Polish say ‘go raibh maith agat’ for ten years of an Irish welcome

Embassy releases YouTube video as Gaeilge to mark decade since EU membership

A YouTube video released today by the Polish Embassy expresses thanks to Irish people for ten years of support. The whole video is in Irish and takes a humourous look at life in ireland. Video: Embassy of the Republic of Poland in Dublin


Polish diplomats have thanked the Irish people for ten years of welcome in a video which not only shows off their Irish language skills but also a local sense of humour.

The YouTube video released today by the Polish Embassy marks ten years since the eastern European nation of 38 million people became part of the European Union. Since then 120,000 have made Ireland their home, according to the 2011 census.

The whole video is in Irish with English subtitles. It opens with the Polish ambassador Martin Nawrot speaking from his office in Irish “dia dhaoibh go léir”. “On behalf of all the Poles in Ireland we thank the Irish people for your welcome,” he says.

The video then casts a jaundiced eye at Irish sport, culture, food and weather.

“Thank you for all the cheerful and easy to read books” the voiceover says showing a woman reading James Joyce’s Ulysses upside-down

“Thank you for the beautiful weather”, says the voice-over showing three people relaxing on the wet the beach as the wind blows an umbrella away

“We thank you for all your unusual sports “, the voiceover says showing scenes of rugby and hurling blunders .

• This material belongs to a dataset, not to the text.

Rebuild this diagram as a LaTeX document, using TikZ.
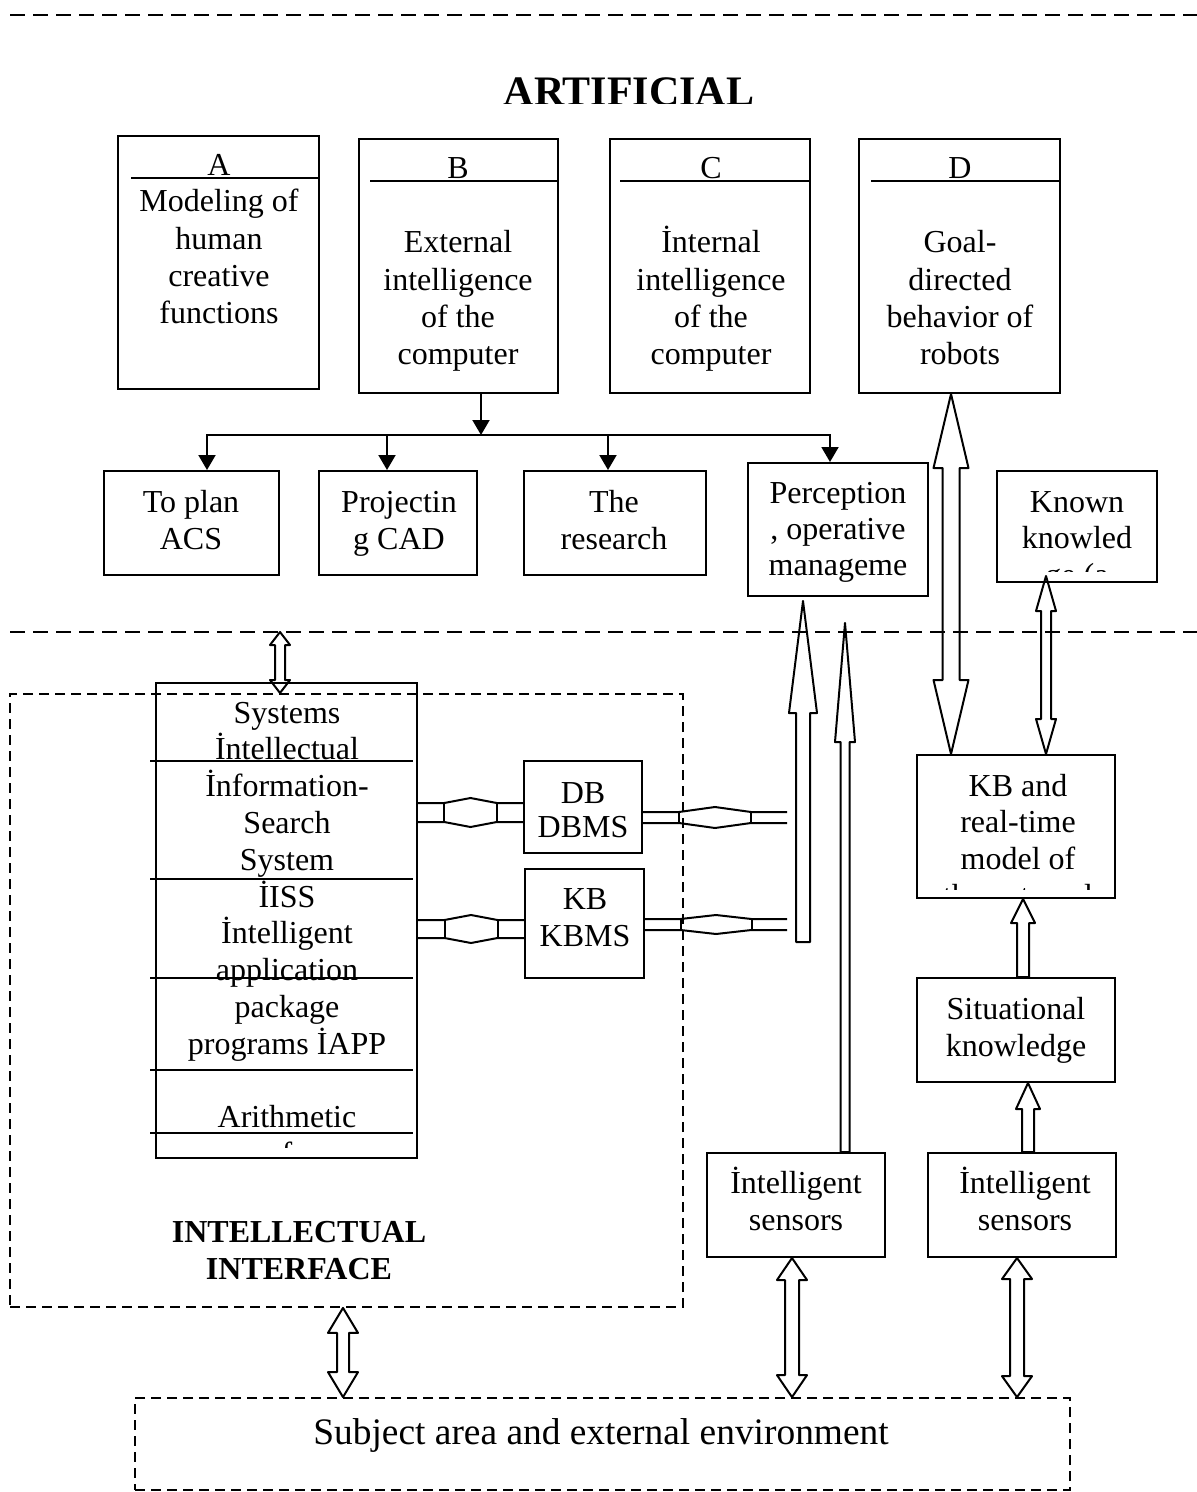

“We thank you for the healthy food,” the voiceover says showing a plate of a traditional greasy Irish fried breakfast

“But most of all thanks for being so open and making us feel at home for the past ten years,” the video says.

The video closes with staff outside the Polish Embassy shouting “Go raibh míle maith agat a mhuintir na hÉireann”

Ireland has the third highest number of Polish migrants in the world, and the most per capita. Polish is the second most widely spoken language in the State.

The Polish Embassy siad it wanted to convey “gratitude to the Irish people for the openness and kindness they have shown to Poles in Ireland” and for “all the joys the Emerald Isle has to offer”.